The MCC released an Interim Report in May 2022. It’s a 171-page document that quickly establishes that “We make no findings of fact in this Interim Report. It would be premature to do so as we continue to build our evidentiary record and try to understand how and why the mass casualty happened.”
As a public inquiry, they also assert that “(…) As we move away from looking back at what happened to looking forward, we can identify ways to help prevent future incidents of this kind and, should they occur, to suggest the best ways to respond to them.”
In other words, they’re using the benefit of hindsight to inform our preparation for next time. What the Commission will ostensibly have to offer us when they wrap up in the fall are some clear answers and a better plan of action for next time.

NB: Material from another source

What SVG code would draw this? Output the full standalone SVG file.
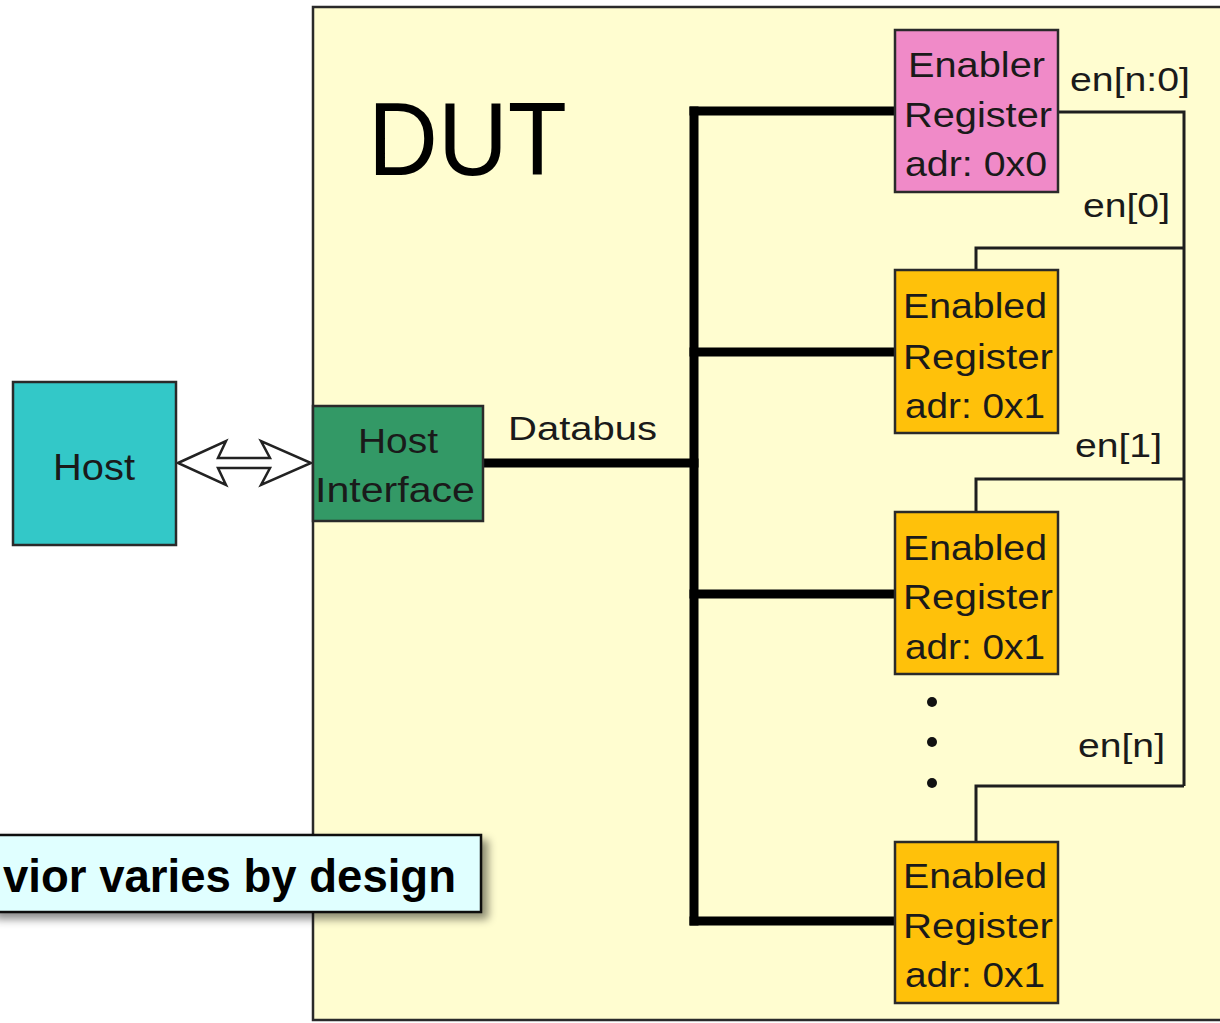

One of the most pressing demands on the MCC will be to build an understanding and response for critical incidents.
According to the Commission, “Critical Incident is the term used by emergency services to describe a life-threatening situation in which demand for emergency services outstrips resources, immediate responses are necessary even though information about the nature of the incident may be incomplete, and the stakes are very high.”
A realist might conclude that we cannot plan for every possibility. Whatever schemes or plans are forming in peoples’ minds are their secrets. No one can know. A deranged mind can’t always be pinpointed or exposed before an individual acts out a lethal plan.
Of course, there are often warning signs; assault, uttering threats, gathering illegal weapons, domestic abuse, and so on. Not all strange behaviour is deviant and dangerous, though. You can’t regulate eccentricity or even mental illness. There are no thought police. It’s expected that the MCC will compile a series of benchmarks, thresholds, and red flags to identify volatile individuals when the Commission releases its recommendations and findings. Whether these will be helpful remains to be seen.
Some things are easier to plan for than others, but terror and mayhem can come out of nowhere, at any time. The situation that began in Portapique and ended in Enfield was unique, in that once the gunman became unhinged, he remained that way; on a rampage for a full 13 hours. That’s almost unheard of. War could be seen as a prolonged act of vicious hostility. Serial killers might act upon their rage over months or years before a pattern emerges. Overall, though, disaster tends to strike and end quickly. The fact that the Nova Scotia gunman was an RCMP lookalike and moved from place to place throughout the region for that many hours was unprecedented. He rewrote the script for mass murder, and it’s possible rural cops in the area had real trouble reacting to a roving killer moving through the night in that manner.
Second guessing is a losing game. Would have, could have, should have. Second guessing turns the benefit of hindsight into a blame game where we beat up on ourselves or beat up on others for the failures that led to a terrible outcome. It’s entirely understandable that victims and survivors would want someone to blame. If the system has failed them, the MCC should acknowledge that and try to make it right in some way. Unfortunately, all the hindsight in the world can’t repair the damage done.